Hoşaf Tarifi
SELÇUKLULARDAN MAHOŞ HOŞAF TARİFİ
Yarım kilo kuru erik
5 su bardağı su
2 yemek kaşığı koruk suyu
3-5 adet karanfil
Bir su bardağı şeker
- Erik, şeker, su ve karanfil tencereye konur.
- Yaklaşık yarım saat pişirilir.
- Altı kapatılıp kotuk suyu ilave edilip dinlendirilir.
- Soğutulup servis yapılır.
Hoşaf
'Hoşaf adı, Farsça kökenli olup 'hoş ab'dan yani 'hoş su'dan gelmektedir. Kurutulmuş meyveden kaynatılan hoşafın taze meyve kullanılarak yapılanı ise 'komposto' diye adlandırılmaktadır.
Kurutulan meyvelerden yapılan hoşaf, Selçuklu devri kaynaklarında adı geçen bir meşrubattır.
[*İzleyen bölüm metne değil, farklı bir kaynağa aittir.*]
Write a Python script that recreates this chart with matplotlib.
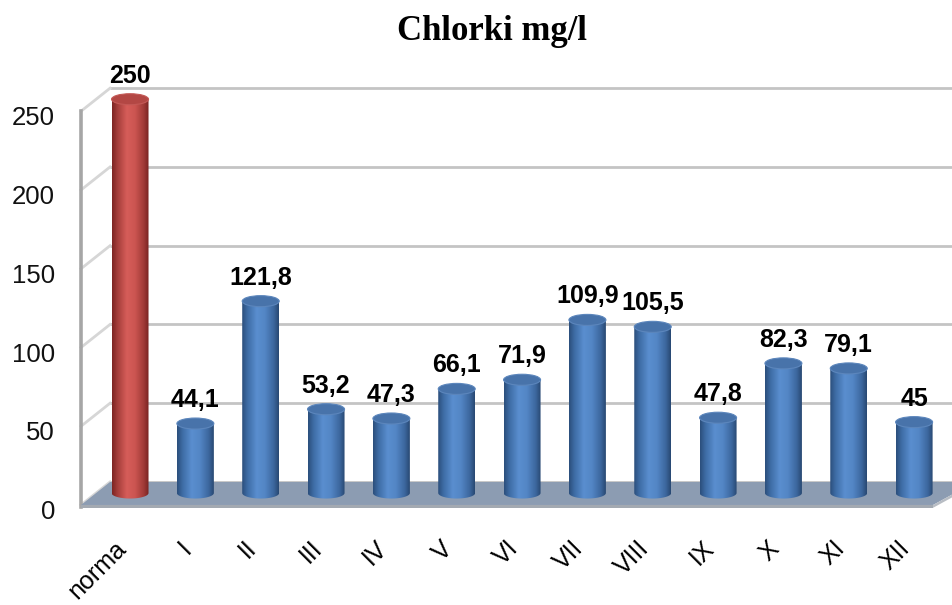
import numpy as np
import matplotlib
matplotlib.use("Agg")
import matplotlib.pyplot as plt
from matplotlib.patches import Polygon, Ellipse, PathPatch
from matplotlib.path import Path
from matplotlib.colors import LinearSegmentedColormap

# ---- data ----
categories = ["norma", "I", "II", "III", "IV", "V", "VI", "VII", "VIII", "IX", "X", "XI", "XII"]
values = [250, 44.1, 121.8, 53.2, 47.3, 66.1, 71.9, 109.9, 105.5, 47.8, 82.3, 79.1, 45]
y_ticks = [0, 50, 100, 150, 200, 250]
title = "Chlorki mg/l"

# ---- style ----
blue_cmap = LinearSegmentedColormap.from_list(
    "b", [(0, "#2B4E7B"), (0.15, "#3E6CA5"), (0.4, "#5A8ECF"), (0.62, "#5386C5"),
          (0.86, "#3C679E"), (1, "#284871")])
red_cmap = LinearSegmentedColormap.from_list(
    "r", [(0, "#7C2422"), (0.15, "#A43D3A"), (0.4, "#D65D59"), (0.62, "#CC5551"),
          (0.86, "#A03A37"), (1, "#772220")])
blue_top = "#4873AA"
red_top = "#B34744"

fig = plt.figure(figsize=(9.52, 6.05), dpi=100)
ax = fig.add_axes([0, 0, 1, 1])
ax.set_xlim(-1.99, 12.58)
ax.set_ylim(-71.1, 313.0)
ax.axis("off")

front_off = -7.6   # front plane offset (data units)
back_off = 7.0     # back wall offset
xf, xb = -0.75, -0.306  # front/back x of left wall
x_right_front = 12.29
depth_dx = xb - xf

# back wall gridlines + side wall diagonals
for t in y_ticks:
    ax.plot([xb, 13.0], [t + back_off, t + back_off], color="#C4C4C4", lw=2.0, zorder=1,
            solid_capstyle="butt")
    ax.plot([xf, xb], [t + front_off, t + back_off], color="#D6D6D6", lw=2.0, zorder=1)
    ax.text(-1.148, t - 10.5, f"{t}", ha="right", va="center_baseline", fontsize=18.5,
            family="Liberation Sans", color="#111111", zorder=5)

# front-left vertical axis line
ax.plot([xf, xf], [front_off - 1.5, 250 + front_off], color="#A6A6A6", lw=2.6, zorder=2)

# floor
floor_top = Polygon([(xf, front_off), (xb, back_off), (x_right_front + depth_dx + 0.2, back_off),
                     (x_right_front, front_off)], closed=True,
                    facecolor="#8C9CB2", edgecolor="none", zorder=2)
ax.add_patch(floor_top)
floor_front = Polygon([(xf, front_off), (x_right_front, front_off),
                       (x_right_front, front_off - 1.8), (xf, front_off - 1.8)], closed=True,
                      facecolor="#A3A9B1", edgecolor="none", zorder=2)
ax.add_patch(floor_front)
floor_side = Polygon([(x_right_front, front_off), (x_right_front + depth_dx + 0.2, back_off),
                      (x_right_front + depth_dx + 0.2, back_off - 1.8), (x_right_front, front_off - 1.8)],
                     closed=True, facecolor="#B8BDC4", edgecolor="none", zorder=2)
ax.add_patch(floor_side)

# cylinders
w = 0.566
eh = 7.0
theta = np.linspace(0, np.pi, 40)
grad = np.linspace(0, 1, 256).reshape(1, -1)
for i, (cat, v) in enumerate(zip(categories, values)):
    cmap = red_cmap if i == 0 else blue_cmap
    topc = red_top if i == 0 else blue_top
    x0, x1 = i - w / 2, i + w / 2
    arc_x = i + (w / 2) * np.cos(theta)
    arc_y = 0 - (eh / 2) * np.sin(theta)
    verts = [(x0, v), (x1, v)] + list(zip(arc_x, arc_y)) + [(x0, v)]
    codes = [Path.MOVETO] + [Path.LINETO] * (len(verts) - 2) + [Path.CLOSEPOLY]
    body = PathPatch(Path(verts, codes), transform=ax.transData, facecolor="none",
                     edgecolor="none")
    im = ax.imshow(grad, cmap=cmap, aspect="auto", extent=[x0, x1, -eh, v + 1],
                   zorder=3, interpolation="bilinear")
    im.set_clip_path(body)
    top = Ellipse((i, v), w, eh, facecolor=topc, edgecolor="#5C86BC" if i else "#C45956",
                  lw=0.8, zorder=4)
    ax.add_patch(top)
    lbl = f"{v:g}".replace(".", ",")
    ax.annotate(lbl, (i, v), xytext=(0, 17), textcoords="offset points", ha="center",
                va="center", fontsize=18, fontweight="bold", family="Liberation Sans",
                color="#000000", zorder=6)
    ax.text(i - 0.25, -27.5, cat, rotation=45, rotation_mode="anchor", ha="right",
            va="top", fontsize=18, family="Liberation Sans", color="#000000", zorder=6)

ax.set_xlim(-1.99, 12.58)
ax.set_ylim(-71.1, 313.0)

fig.text(0.517, 0.948, title, ha="center", va="center", fontsize=25, fontweight="bold",
         family="Liberation Serif")

fig.savefig("out.png", dpi=100)
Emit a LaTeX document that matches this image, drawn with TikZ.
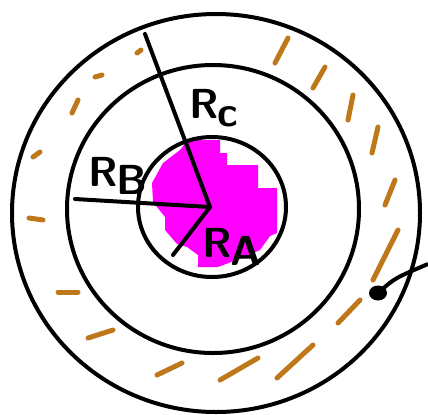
\documentclass[tikz,border=0pt]{standalone}
\usepackage{tikz}
\usetikzlibrary{positioning,calc}
\definecolor{crust}{RGB}{190,120,25}
\definecolor{core}{RGB}{255,0,255}
\newcommand{\radlab}[1]{R\kern-0.5pt\raisebox{-0.4ex}{#1}}

\begin{document}
\begin{tikzpicture}[x=0.5pt, y=-0.5pt,
  ring/.style={draw, line width=2pt},
  radline/.style={draw, line width=2pt, line cap=round, line join=round},
  crustdash/.style={draw=crust, line width=2.5pt, line cap=round},
  lab/.style={font=\fontsize{21}{22}\selectfont\sffamily\bfseries, inner sep=0pt}
]
\useasboundingbox (0,0) rectangle (428,414);

% Centre of the spheres
\coordinate (O) at (210,207);

% Magenta core
\fill[core] (188,140) -- (220,140) -- (220,153) -- (227,153) -- (227,165)
  -- (258,165) -- (258,188) -- (277,188) -- (277,233) -- (270,236)
  -- (260,250) -- (242,258) -- (218,267) -- (198,267) -- (198,255)
  -- (187,247) -- (177,244) -- (165,230) -- (165,217) -- (153,202)
  -- (152,183) -- (163,163) -- (180,150) -- cycle;

% Three shells
\draw[ring] (212,207) ellipse [x radius=74, y radius=70];
\draw[ring] (213,209) ellipse [x radius=146, y radius=144];
\draw[ring] (216,213) ellipse [x radius=204, y radius=199];

% Radii
\coordinate (rc) at (145,34);
\coordinate (rb) at (75,199);
\coordinate (ra) at (173,255);
\draw[radline] (rc) -- (O) -- (rb);
\draw[radline] (O) -- (ra);

% Labels
\node[lab] (lc) at (214,108) {\radlab{c}};
\node[lab] (lb) at (118,176) {\radlab{B}};
\node[lab] (la) at (232,247) {\radlab{A}};

% Brown dashes in the outer shell
\foreach \a/\b in {{137,53}/{141,50}, {95,77}/{102,75}, {72,113}/{78,100},
    {33,157}/{40,152}, {29,218}/{43,220}, {58,292}/{78,292},
    {88,338}/{113,330}, {157,375}/{182,363}, {220,380}/{258,358},
    {277,378}/{313,345}, {338,323}/{360,300}, {373,280}/{398,230},
    {385,205}/{395,180}, {372,153}/{378,127}, {348,120}/{353,95},
    {313,88}/{325,67}, {275,63}/{288,38}}
  \draw[crustdash] (\a) -- (\b);

% Marked point with lead
\fill (378,293) ellipse [x radius=9, y radius=7.5];
\node[inner sep=0pt] (pt) at (378,293) {};
\coordinate (lead) at (428,264);
\draw[line width=2pt] (pt) .. controls (395,278) .. (lead);
\end{tikzpicture}
\end{document}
Eflaki kayısı hoşafından bahsederken şöyle der: “ hamamın ardından kerem sahibi dostlarla birlikte yemek üzere büyük bir kase kayısı ıslatmışlardı… Bu sırada gözüm hoşaf kasesine ilişti. Nihayet nefsim aklımı yendi, bir kayısı tanesini ağzıma attım.” Yine Eflakinin, “ Adamlarına biraz ekşimsi hoşaf yapıp bir çini kase içine koymalarını emretti” bahsi hoşafın kaselerde servis edildiğini göstermektedir.
Osmanlılarda da"Bu hamurişlerine baklava veya memuniye, sütle pişirilen pirince südlü aş, şekerle dövülmüş pirince muhallebi denir. Ve padişahın susuz yuttuğu bir sürü ilacın ardından, koca bir kap hoşab veya üzüm, şeftali, kayısı, kızılcık gibi her türlü meyvenin suyu getirilir." denmektedir. Evliya Çelebi hoşaf için bir öyküsü olduğundan bahsetmektedir. Hoşafın da Hz. Osman zamanında icad edildiğini bu sebeple zerde ve hoşafın İran’da yasaklanmış yiyecekler olduğunu, bazı İranlıların bu tatlıları gizlice yediklerini anlatmaktadır. Yukarıdaki rivayetlerde anlatılanların gerçek olup olmadıkları ve zerde ile Muaviye’nin ilişkisi hayali bile olsa, bu rivayetler, dini inançların ve dini veya siyasi yasakların ötesinde din adına sürdürülen mücadelelerin de beslenme alışkanlığını asırlar boyu derinden etkilediğini göstermesi açısından ilginçtir. Osmanlı döneminde Muharrem ayında düzenlenen ulufe dağıtma töreninde Yeniçerilere pilav ile zerde ikram edilmesi Seyahatnâme’de geçen söz konusu rivayeti hatırlatmaktadır. Yeniçerilerin çorba, pilav ve zerdeyi yemeleri, saraya itaatlerinin devamının bir göstergesi sayıldığından asker yemeğe başladığında kurbanlar kesilmektedir. Burada karşımıza çözülmesi gereken bir problem çıkmaktadır. Genel olarak İran çevresinde ideolojik bir reaksiyonla sırf Muaviye icadı olması gerekçesiyle zerde reddedilmektedir. Peki, nasıl oluyor da Şiî kültür muhitinde merdûd olan zerde, benzer kültürel kodlara ve “tevella ve teberra” kaynaklı ortak tarihî reaksiyona sahip Anadolu Bektaşi geleneğinde ve hassaten Hz. Ali’ye bağlılığın temel karakteristik özellik hâlini aldığı Bektaşi Yeniçeri ocağında mübah bir besin sayılmaktadır? Ve dahası Muaviye icadı zerde, Muharrem ayında düzenlenen ulufe töreninde bu törenin temel yapıtaşı olan merasim yemeğinin bir parçası olabilmektedir.